DataFramesMeta custom filter: by groups of A, apply filter on B

I need to subset a dataframe by groups. that is, in each group there is a different filtering condition to apply. here is a MWE

using DataFrames, DataFramesMeta

julia> df = DataFrame(A = repeat(1:3,3), B = rand(1:9,9),C = rand(9))
9×3 DataFrame
│ Row │ A     │ B     │ C        │
│     │ Int64 │ Int64 │ Float64  │
├─────┼───────┼───────┼──────────┤
│ 1   │ 1     │ 1     │ 0.676259 │
│ 2   │ 2     │ 5     │ 0.675797 │
│ 3   │ 3     │ 9     │ 0.597738 │
│ 4   │ 1     │ 6     │ 0.593364 │
│ 5   │ 2     │ 2     │ 0.156473 │
│ 6   │ 3     │ 7     │ 0.859696 │
│ 7   │ 1     │ 9     │ 0.951905 │
│ 8   │ 2     │ 6     │ 0.196368 │
│ 9   │ 3     │ 1     │ 0.292369 │

Suppose for each group of A I want to discard the row where B is largest within that group:


julia> @linq df |>
           groupby(:A) |>
               where( :B != maximum(:B) )
GroupedDataFrame with 3 groups based on key: A
First Group (3 rows): A = 1
│ Row │ A     │ B     │ C        │
│     │ Int64 │ Int64 │ Float64  │
├─────┼───────┼───────┼──────────┤
│ 1   │ 1     │ 1     │ 0.676259 │
│ 2   │ 1     │ 6     │ 0.593364 │
│ 3   │ 1     │ 9     │ 0.951905 │
⋮
Last Group (3 rows): A = 3
│ Row │ A     │ B     │ C        │
│     │ Int64 │ Int64 │ Float64  │
├─────┼───────┼───────┼──────────┤
│ 1   │ 3     │ 9     │ 0.597738 │
│ 2   │ 3     │ 7     │ 0.859696 │
│ 3   │ 3     │ 1     │ 0.292369 │

that’s not it. let me try creating a grouped dataframe and work on that:



julia> g = @linq df |>
           groupby(:A)

julia> filter(x -> (x[:B] < 9),g[1])
2×3 DataFrame
│ Row │ A     │ B     │ C        │
│     │ Int64 │ Int64 │ Float64  │
├─────┼───────┼───────┼──────────┤
│ 1   │ 1     │ 1     │ 0.676259 │
│ 2   │ 1     │ 6     │ 0.593364 │

that works! of course I cannot hardcode 9, so i must find out what the largest value is:


julia> filter(x -> (x[:B] < maximum(x[:B])),g[1])
0×3 DataFrame

julia> filter(x -> (x[:B] .< maximum(x[:B])),g[1])
0×3 DataFrame

what’s the mistake I’m making? thanks

1 Like

where filters groups, not rows. So it can’t used for what you’re trying to do. That should probably change, please file an issue in DataFramesMeta.

For now you can do this:

map(gd) do d
    d[d.B .< maximum(d.B), :]
end

(filter inside the do will also work, but you need to store maximum(d.B) to avoid recomputing it for each row.)

1 Like

thanks! thats pretty cool with the map actually (and makes a lot of sense, now that i think about it).

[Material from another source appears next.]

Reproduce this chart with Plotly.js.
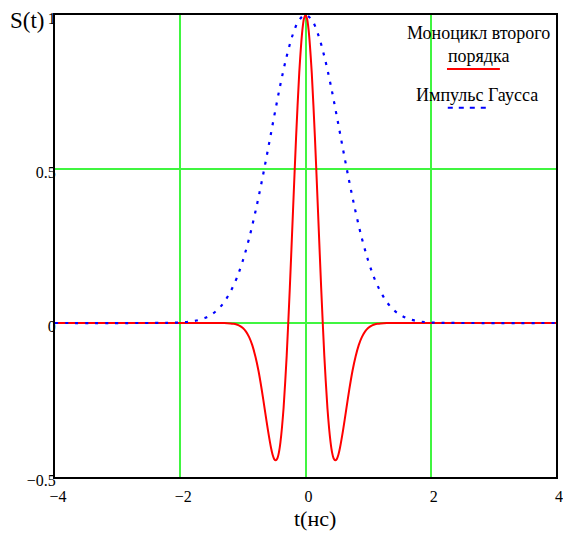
<!DOCTYPE html>
<html>
<head>
<meta charset="utf-8">
<script src="https://cdn.plot.ly/plotly-3.0.1.min.js"></script>
<style>
  html, body { margin: 0; padding: 0; background: #fff; }
  #plot { width: 563px; height: 533px; }
</style>
</head>
<body>
<div id="plot"></div>
<script>
// Second-order monocycle, sampled in time (ns)
const monoT = [-4, -2, -1.3, -1.2, -1.15, -1.1, -1.05, -1.0, -0.95, -0.9, -0.85, -0.8, -0.75, -0.7, -0.65, -0.6, -0.55, -0.525, -0.5, -0.475, -0.45, -0.425, -0.4, -0.35, -0.3, -0.25, -0.2, -0.15, -0.1, -0.05, -0.025, 0,
               0.025, 0.05, 0.1, 0.15, 0.2, 0.25, 0.3, 0.35, 0.4, 0.425, 0.45, 0.475, 0.5, 0.525, 0.55, 0.6, 0.65, 0.7, 0.75, 0.8, 0.85, 0.9, 0.95, 1.0, 1.05, 1.1, 1.15, 1.2, 1.3, 2, 4];
const monoS = [0, 0, 0, -0.0013, -0.0026, -0.005, -0.0093, -0.0165, -0.028, -0.046, -0.072, -0.109, -0.156, -0.215, -0.281, -0.348, -0.406, -0.428, -0.442, -0.446, -0.44, -0.421, -0.387, -0.276, -0.105, 0.115, 0.362, 0.605, 0.812, 0.951, 0.988, 1,
               0.988, 0.951, 0.812, 0.605, 0.362, 0.115, -0.105, -0.276, -0.387, -0.421, -0.44, -0.446, -0.442, -0.428, -0.406, -0.348, -0.281, -0.215, -0.156, -0.109, -0.072, -0.046, -0.028, -0.0165, -0.0093, -0.005, -0.0026, -0.0013, 0, 0, 0];

// Gaussian pulse
const gaussT = [-4, -2.2, -2.0, -1.9, -1.8, -1.7, -1.6, -1.5, -1.4, -1.3, -1.2, -1.1, -1.0, -0.9, -0.8, -0.7, -0.6, -0.5, -0.4, -0.3, -0.2, -0.1, 0,
                0.1, 0.2, 0.3, 0.4, 0.5, 0.6, 0.7, 0.8, 0.9, 1.0, 1.1, 1.2, 1.3, 1.4, 1.5, 1.6, 1.7, 1.8, 1.9, 2.0, 2.2, 4];
const gaussS = [0, 0.0005, 0.0017, 0.0032, 0.0057, 0.01, 0.0169, 0.0277, 0.0439, 0.0676, 0.101, 0.145, 0.203, 0.275, 0.361, 0.458, 0.563, 0.671, 0.775, 0.866, 0.938, 0.984, 1,
                0.984, 0.938, 0.866, 0.775, 0.671, 0.563, 0.458, 0.361, 0.275, 0.203, 0.145, 0.101, 0.0676, 0.0439, 0.0277, 0.0169, 0.01, 0.0057, 0.0032, 0.0017, 0.0005, 0];

const xTicks = [-4, -2, 0, 2, 4];
const xTickText = ['\u22124', '\u22122', '0', '2', '4'];
const yTicks = [-0.5, 0, 0.5, 1];
const yTickText = ['\u22120.5', '0', '0.5', '1'];

const seriesNames = ['Моноцикл второго<br>порядка', 'Импульс Гаусса'];
const xTitle = 't(нс)';
const yTitle = 'S(t)';

const serif = 'Liberation Serif, serif';
const gridGreen = '#40f540';

const traces = [
  {
    x: monoT, y: monoS, type: 'scatter', mode: 'lines',
    line: { shape: 'spline', smoothing: 0.6, color: '#ff0000', width: 2 },
    showlegend: false, hoverinfo: 'skip'
  },
  {
    x: gaussT, y: gaussS, type: 'scatter', mode: 'lines',
    line: { shape: 'spline', color: '#0000ff', width: 2.2, dash: '3px,7px' },
    showlegend: false, hoverinfo: 'skip'
  }
];

const axisCommon = {
  showline: true, mirror: true, linecolor: '#000', linewidth: 2,
  showgrid: true, gridcolor: gridGreen, gridwidth: 2,
  zeroline: false, ticks: '', ticklen: 0,
  tickfont: { family: serif, size: 16, color: '#000' },
  fixedrange: true
};

const layout = {
  width: 563, height: 533,
  margin: { l: 55, r: 7, t: 15, b: 56 },
  paper_bgcolor: '#fff', plot_bgcolor: '#fff',
  showlegend: false,
  font: { family: serif, color: '#000' },
  xaxis: Object.assign({}, axisCommon, {
    range: [-4, 4], tickmode: 'array', tickvals: xTicks, ticktext: xTickText,
    ticklabelshift: 3, ticklabelstandoff: 4
  }),
  yaxis: Object.assign({}, axisCommon, {
    range: [-0.5, 1], tickmode: 'array', tickvals: yTicks, ticktext: yTickText,
    ticklabelshift: 3, ticklabelstandoff: -6
  }),
  annotations: [
    { text: yTitle, xref: 'paper', yref: 'paper', x: -0.016, y: 0.988, xanchor: 'right', yanchor: 'middle',
      showarrow: false, font: { family: serif, size: 23, color: '#000' } },
    { text: xTitle, xref: 'paper', yref: 'paper', x: 0.519, y: -0.09, xanchor: 'center', yanchor: 'middle',
      showarrow: false, font: { family: serif, size: 22, color: '#000' } },
    { text: seriesNames[0], xref: 'paper', yref: 'paper', x: 0.845, y: 0.937, xanchor: 'center', yanchor: 'middle',
      align: 'center', showarrow: false, font: { family: serif, size: 18, color: '#000' } },
    { text: seriesNames[1], xref: 'paper', yref: 'paper', x: 0.843, y: 0.827, xanchor: 'center', yanchor: 'middle',
      showarrow: false, font: { family: serif, size: 18, color: '#000' } }
  ],
  shapes: [
    { type: 'line', xref: 'paper', yref: 'paper', x0: 0.7824, x1: 0.888, y0: 0.883, y1: 0.883,
      line: { color: '#ff0000', width: 2 } },
    { type: 'line', xref: 'paper', yref: 'paper', x0: 0.784, x1: 0.868, y0: 0.799, y1: 0.799,
      line: { color: '#0000ff', width: 2, dash: '5px,6px' } }
  ]
};

Plotly.newPlot('plot', traces, layout, { staticPlot: true, displayModeBar: false });
</script>
</body>
</html>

Does maximum(d.B inside the map run the function multiple times? Is the compiler smart enough to figure out not to re-run the function over and over again? At a deeper level, will this get cached in the CPU so that multiple calls are negligible?

maximum is called once for each group, so that should be reasonably efficient. It could be made a bit faster by returning a view (using view) instead of a new data frame.